There were no signs of trouble until we noticed a mix of 200 and 500 HTTP statuses in Kukuruku’s web server logs. We were a bit confused when we started to look into it. The weird thing was that the server responded with either 200 (OK) or 500 (Internal Server Error) statuses even to requests were going to the same URL. What would you blame first? In most cases caching is the first places that you might have to take a look into — some results may have been cached and cause issues for a set of users. But after looking through error log, it was obvious that the caching layer was operating correctly. The problem was somewhere in code, but the error message from logs was not that helpful. We started to think about the difference between user A and user B hitting the same URL. The first thought which came to our mind was authorization.
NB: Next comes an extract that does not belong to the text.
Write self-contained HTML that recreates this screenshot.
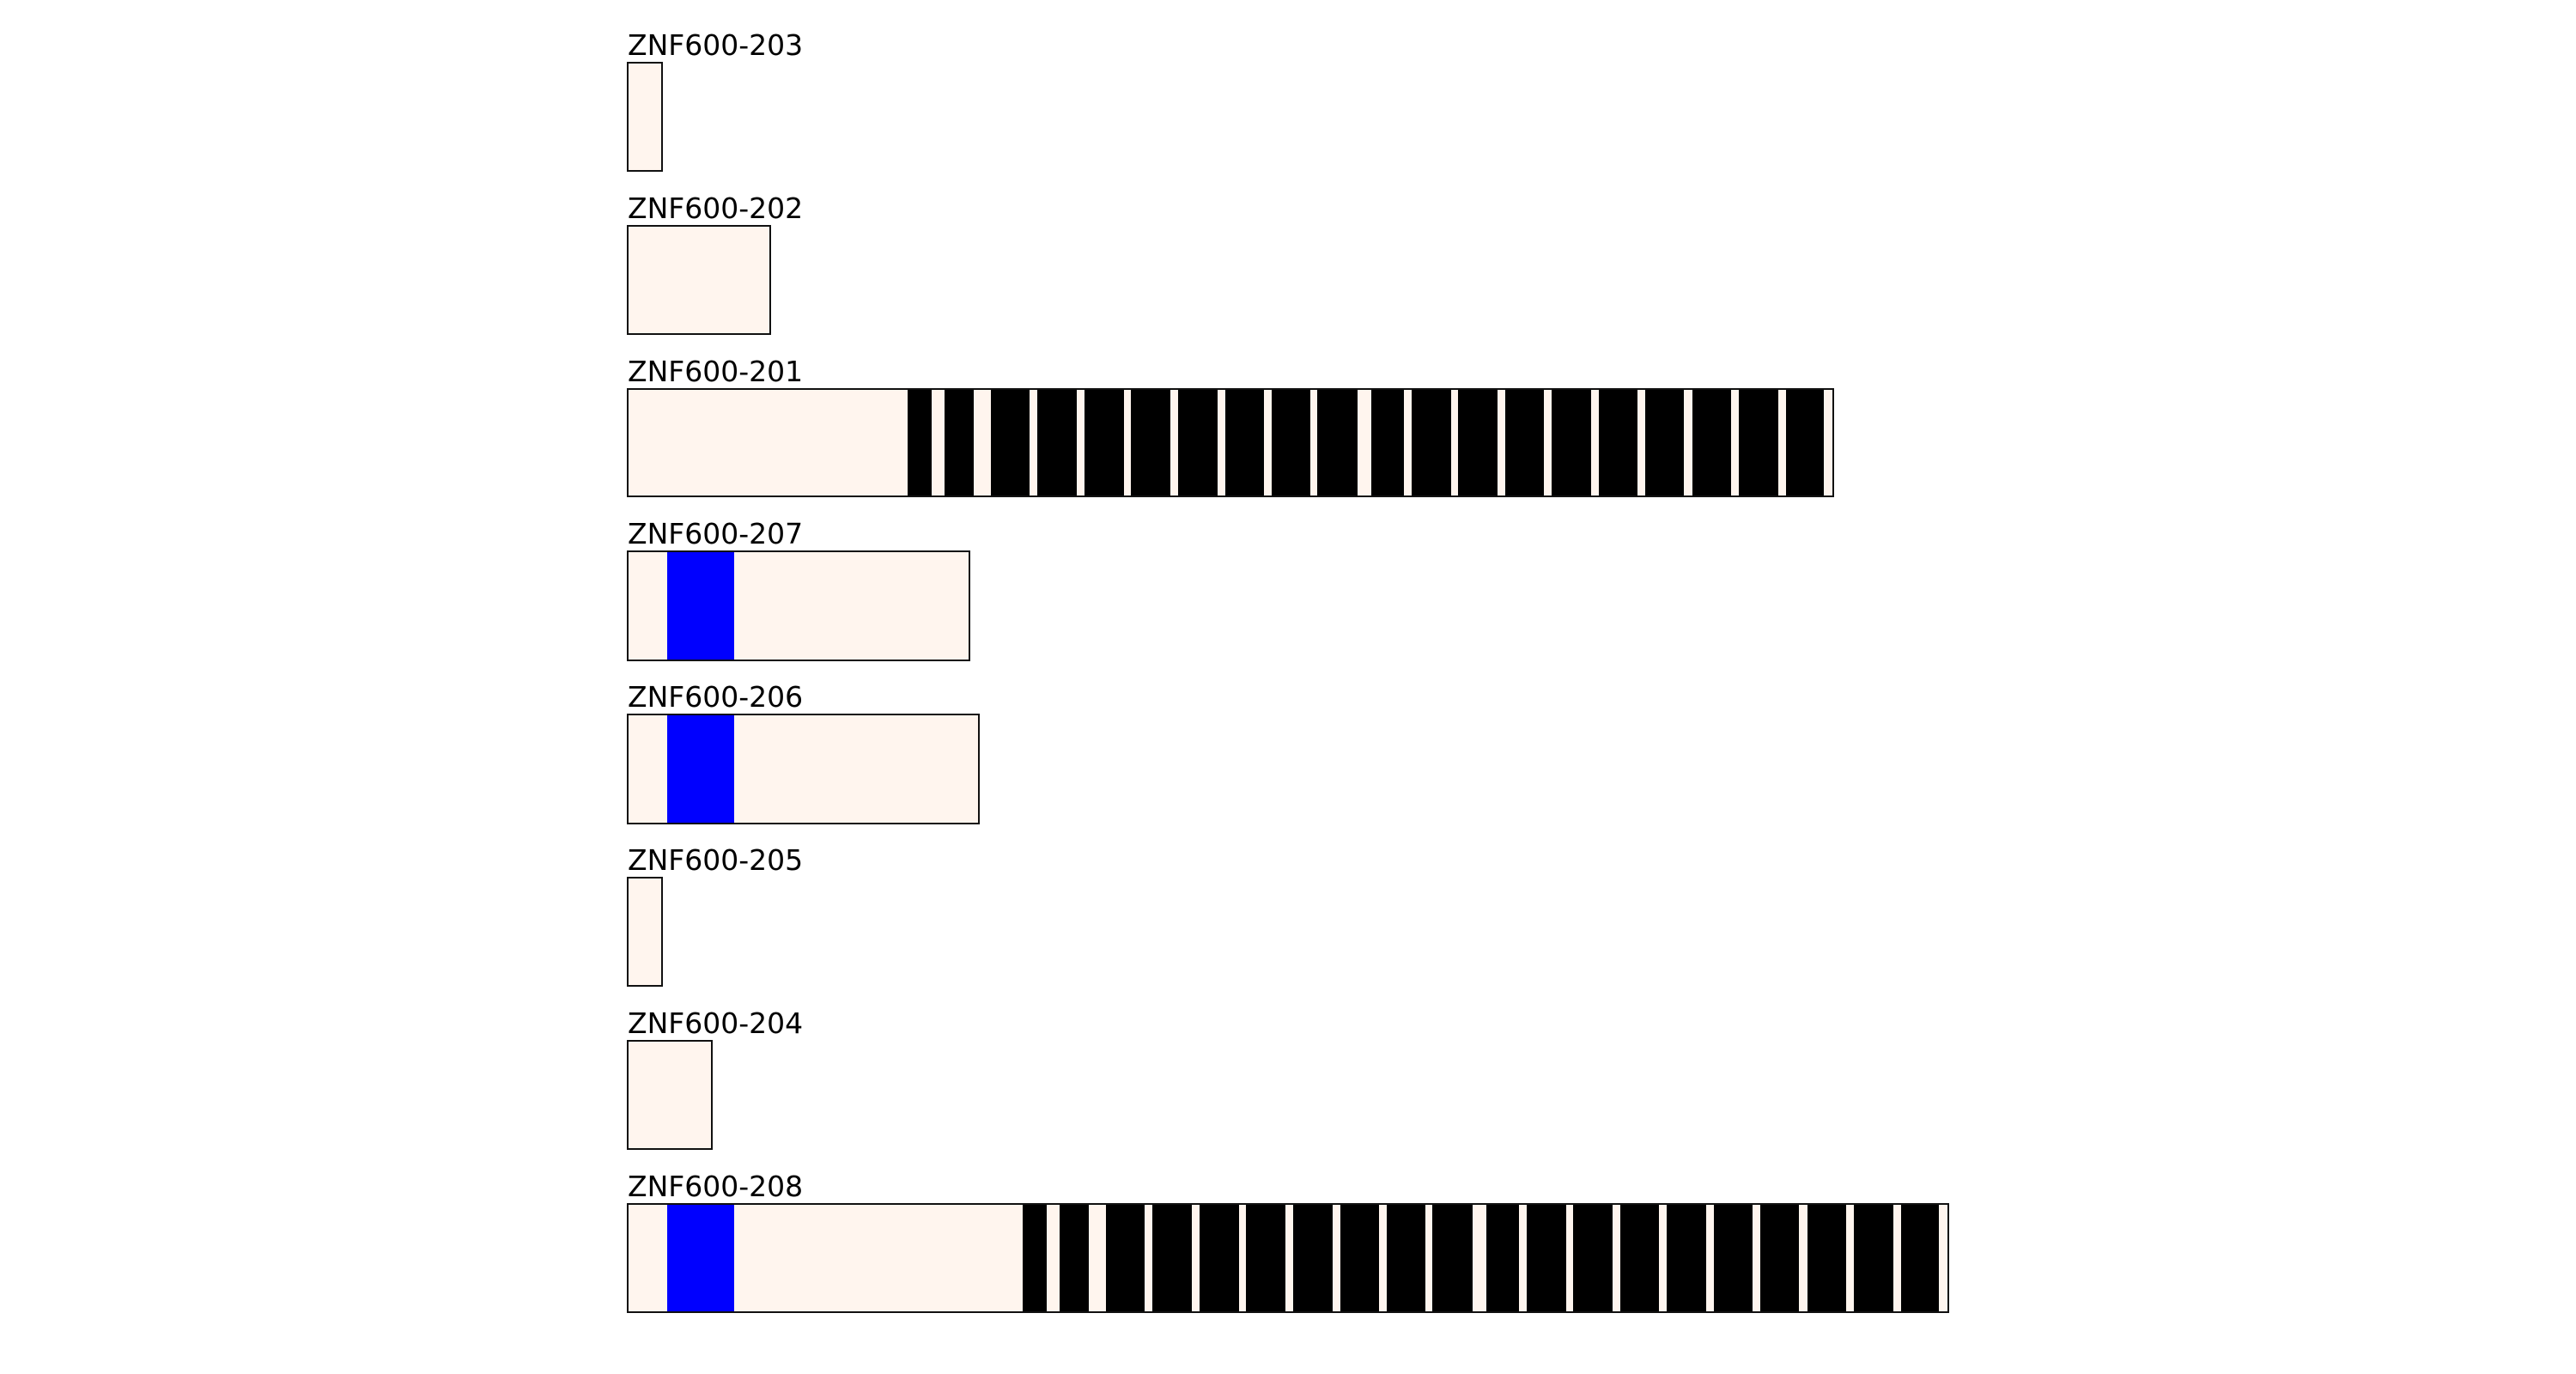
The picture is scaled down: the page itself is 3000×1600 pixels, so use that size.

But whole Kukuruku team checks the website tons of times through out a day. Someone would definitely notice the issue. In addition, Development Environment did not have any errors. The whole team was able to open the website in both logged in and logged out states. So how to track down the reason of mysterious 500 errors? Well, we did some debugging and were finally able to reproduce the issue on development environment. One of our commits contained premature optimization. There was a decision to save some memory by running a piece of code under specific circumstances only. To be more precise, when the user is signed in. But the condition was added too early. Basically, part of the code, which responsible for cleaning user’s session was not yet initialized. Thus, all the requests which were coming from users with expired session triggered that mechanism. But as long as it was not initialized the error was thrown. The issue was solved by moving the condition a little after all of the base initializations are done.
Optimizations always bust things, because all optimizations are, in the long haul, a form of cheating, and cheaters eventually get caught © Larry Wall
That’s a good lesson to learn. Premature optimizations should be avoided as much as possible.
We would like to say sorry to all of our users who had bad experience with visiting the Kukuruku Hub in a last few days. We’ll try to do our best and keep the website available with 99.9% uptime!